Carlos Martiel

Vanishing Point, March 2013
Nitsch Museum, Naples, Italy

Vanishing point is a site-specific performance and the first European solo show of the Cuban artist Carlos Martiel (Havana, 1989).

The “vanishing point” and the perspective are both expression of the Western worldview to give a geometrical ratio to the world while rationalising it through logic and mathematics terms. They both belong to a doctrine based on the anthropocentric concept of man as the measure of the world, thus represented by Leonardo da Vinci in the Homo Vitruvianus which can be considered the extreme visualisation of the Neoplatonic correspondence between macrocosm and microcosm.

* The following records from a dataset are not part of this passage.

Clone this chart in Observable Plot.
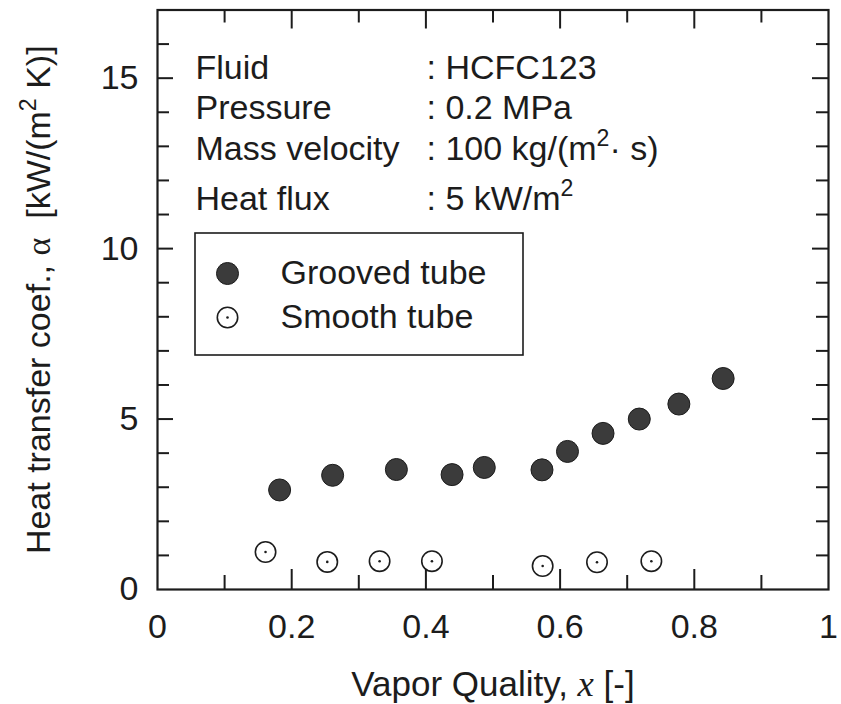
<!DOCTYPE html>
<html><head><meta charset="utf-8">
<script src="https://cdn.jsdelivr.net/npm/d3@7"></script>
<script src="https://cdn.jsdelivr.net/npm/@observablehq/plot@0.6"></script>
<style>body{margin:0;background:#fff} svg{display:block}</style>
</head><body><div id="chart"></div>
<script>
// ---- data ----
const groovedX = [0.182, 0.261, 0.356, 0.439, 0.487, 0.573, 0.611, 0.664, 0.718, 0.777, 0.843];
const groovedY = [2.92, 3.35, 3.52, 3.37, 3.58, 3.51, 4.05, 4.58, 5.00, 5.44, 6.19];
const smoothX = [0.161, 0.253, 0.331, 0.409, 0.574, 0.655, 0.736];
const smoothY = [1.10, 0.81, 0.83, 0.83, 0.69, 0.80, 0.83];
const xTicksMajor = [0, 0.2, 0.4, 0.6, 0.8, 1];
const xTickLabels = ["0", "0.2", "0.4", "0.6", "0.8", "1"];
const xTicksMinor = [0.1, 0.3, 0.5, 0.7, 0.9];
const yTicksMajor = [0, 5, 10, 15];
const yTickLabels = ["0", "5", "10", "15"];
const yTicksMinor = [1, 2, 3, 4, 6, 7, 8, 9, 11, 12, 13, 14, 16];
const infoLabels = ["Fluid", "Pressure", "Mass velocity", "Heat flux"];
const infoValues = [": HCFC123", ": 0.2 MPa", ": 100 kg/(m²· s)", ": 5 kW/m²"];
const seriesNames = ["Grooved tube", "Smooth tube"];
const xTitle = "Vapor Quality, x [-]";
const yTitle = "Heat transfer coef., α  [kW/(m² K)]";

const grooved = groovedX.map((x, i) => ({x, y: groovedY[i]}));
const smooth = smoothX.map((x, i) => ({x, y: smoothY[i]}));

// ---- layout ----
const W = 841, H = 704, mL = 157, mR = 13, mT = 9.5, mB = 115;
const plotW = W - mL - mR, plotH = H - mT - mB;
const ink = "#1c1c1c";
const dotFill = "#3b3b3b";
const R = 11;
const rowDy = [58.5, 98.5, 139.5, 189.5];
const FS = 34;

const legendBox = (index, scales, values, dim) => {
  return d3.create("svg:rect")
    .attr("x", dim.marginLeft + 38).attr("y", dim.marginTop + 223.5)
    .attr("width", 328).attr("height", 122)
    .attr("fill", "white").attr("stroke", ink).attr("stroke-width", 1.6)
    .node();
};

const marks = [
  // ticks (inward, all four sides)
  Plot.ruleX(xTicksMajor.slice(1, -1), {x: d => d, insetTop: plotH - 20, stroke: ink, strokeWidth: 2}),
  Plot.ruleX(xTicksMinor, {x: d => d, insetTop: plotH - 14, stroke: ink, strokeWidth: 2}),
  Plot.ruleX(xTicksMajor.slice(1, -1), {x: d => d, insetBottom: plotH - 19, stroke: ink, strokeWidth: 2}),
  Plot.ruleX(xTicksMinor, {x: d => d, insetBottom: plotH - 13, stroke: ink, strokeWidth: 2}),
  Plot.ruleY(yTicksMajor.slice(1), {y: d => d, insetRight: plotW - 16, stroke: ink, strokeWidth: 2}),
  Plot.ruleY(yTicksMinor, {y: d => d, insetRight: plotW - 12, stroke: ink, strokeWidth: 2}),
  Plot.ruleY(yTicksMajor.slice(1), {y: d => d, insetLeft: plotW - 16, stroke: ink, strokeWidth: 2}),
  Plot.ruleY(yTicksMinor, {y: d => d, insetLeft: plotW - 12, stroke: ink, strokeWidth: 2}),
  Plot.frame({stroke: ink, strokeWidth: 2.2}),
  // axis labels
  Plot.axisX({ticks: xTicksMajor, tickFormat: (d) => xTickLabels[xTicksMajor.indexOf(d)], tickSize: 0, tickPadding: 24, fontSize: 34, label: null, fill: ink}),
  Plot.axisY({ticks: yTicksMajor, tickFormat: (d) => yTickLabels[yTicksMajor.indexOf(d)], tickSize: 0, tickPadding: 19, fontSize: 34, label: null, fill: ink}),
  // axis titles
  Plot.text([xTitle], {text: d => d, frameAnchor: "bottom", dy: 95, fontSize: 35, lineAnchor: "middle", textAnchor: "middle", fill: ink}),
  Plot.text([yTitle], {text: d => d, frameAnchor: "left", dx: -118, rotate: -90, fontSize: 34, lineAnchor: "middle", textAnchor: "middle", fill: ink}),
  // info block
  ...infoLabels.map((t, i) => Plot.text([t], {text: d => d, frameAnchor: "top-left", dx: 38, dy: rowDy[i], fontSize: FS, textAnchor: "start", lineAnchor: "middle", fill: ink})),
  ...infoValues.map((t, i) => Plot.text([t], {text: d => d, frameAnchor: "top-left", dx: 269, dy: rowDy[i], fontSize: FS, textAnchor: "start", lineAnchor: "middle", fill: ink})),
  // legend
  legendBox,
  Plot.dot([seriesNames[0]], {frameAnchor: "top-left", dx: 70, dy: 263.5, r: R, fill: dotFill, stroke: ink, strokeWidth: 1}),
  Plot.dot([seriesNames[1]], {frameAnchor: "top-left", dx: 70, dy: 307.5, r: R - 0.8, fill: "white", stroke: ink, strokeWidth: 1.6}),
  Plot.dot([seriesNames[1]], {frameAnchor: "top-left", dx: 70, dy: 307.5, r: 1.3, fill: ink}),
  Plot.text([seriesNames[0]], {text: d => d, frameAnchor: "top-left", dx: 123, dy: 263, fontSize: FS, textAnchor: "start", lineAnchor: "middle", fill: ink}),
  Plot.text([seriesNames[1]], {text: d => d, frameAnchor: "top-left", dx: 123, dy: 307.5, fontSize: FS, textAnchor: "start", lineAnchor: "middle", fill: ink}),
  // data
  Plot.dot(grooved, {x: "x", y: "y", r: R, fill: dotFill, stroke: ink, strokeWidth: 1}),
  Plot.dot(smooth, {x: "x", y: "y", r: R - 0.8, fill: "white", stroke: ink, strokeWidth: 1.6}),
  Plot.dot(smooth, {x: "x", y: "y", r: 1.3, fill: ink})
];

const chart = Plot.plot({
  width: W, height: H,
  marginLeft: mL, marginRight: mR, marginTop: mT, marginBottom: mB,
  x: {domain: [0, 1]},
  y: {domain: [0, 17]},
  style: {fontFamily: "'Liberation Sans', Arial, sans-serif", color: ink, background: "white"},
  marks
});

// rich text: italic x, serif alpha, superscript 2
function richify(el, parts) {
  el.textContent = "";
  el.setAttribute("style", (el.getAttribute("style") || "") + ";white-space:pre");
  for (const p of parts) {
    const ts = document.createElementNS("http://www.w3.org/2000/svg", "tspan");
    ts.textContent = p.t;
    if (p.italic) ts.setAttribute("font-style", "italic");
    if (p.serif) ts.setAttribute("font-family", "'Liberation Serif', serif");
    if (p.size) ts.setAttribute("font-size", p.size);
    if (p.dy) ts.setAttribute("dy", p.dy);
    el.appendChild(ts);
  }
}
chart.querySelectorAll("text").forEach(t => {
  const s = t.textContent;
  if (s === xTitle) {
    richify(t, [{t: "Vapor Quality, "}, {t: "x", italic: true, serif: true, size: "1.05em"}, {t: " [-]"}]);
  } else if (s === yTitle) {
    richify(t, [{t: "Heat transfer coef., "}, {t: "α", serif: true}, {t: "  [kW/(m"}, {t: "2", size: "0.68em", dy: "-14px"}, {t: " K)]", dy: "14px"}]);
  } else if (s.includes("²")) {
    const [a, b] = s.split("²");
    richify(t, [{t: a}, {t: "2", size: "0.68em", dy: "-14px"}, {t: b, dy: "14px"}]);
  }
});

document.getElementById("chart").appendChild(chart);
</script>
</body></html>
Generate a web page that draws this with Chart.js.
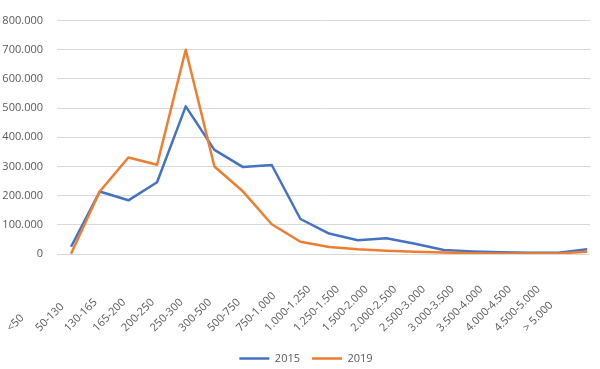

Carlos Martiel reverses the iconic outcome of this concept by using his body. He perverts the model, from the Platonic purity toward a version which is controversially multicultural and hybrid. The artist stands in the centre of the room with woollen threads sewn to the front and back of his body. The threads sewed to his back all follow the same direction to a single point on the wall. The threads extending from his torso expand in many directions, creating the illusion that a vanishing point has pierced him.

In Carlos Martiel’s work, who attended Tania Bruguera's “Arte de Conducta" in Havana, the context of belonging and the awareness of his own body are always the outcome of complex processes of attribution. His harsh and dramatic works are characterised by a disturbing beauty and a nearly cathartic strength which drive them beyond the contextual or sociological remark. His actions originated from a specific geopolitical localisation, proceed inductively from the particular to the general since they refer, against our will, to global problems.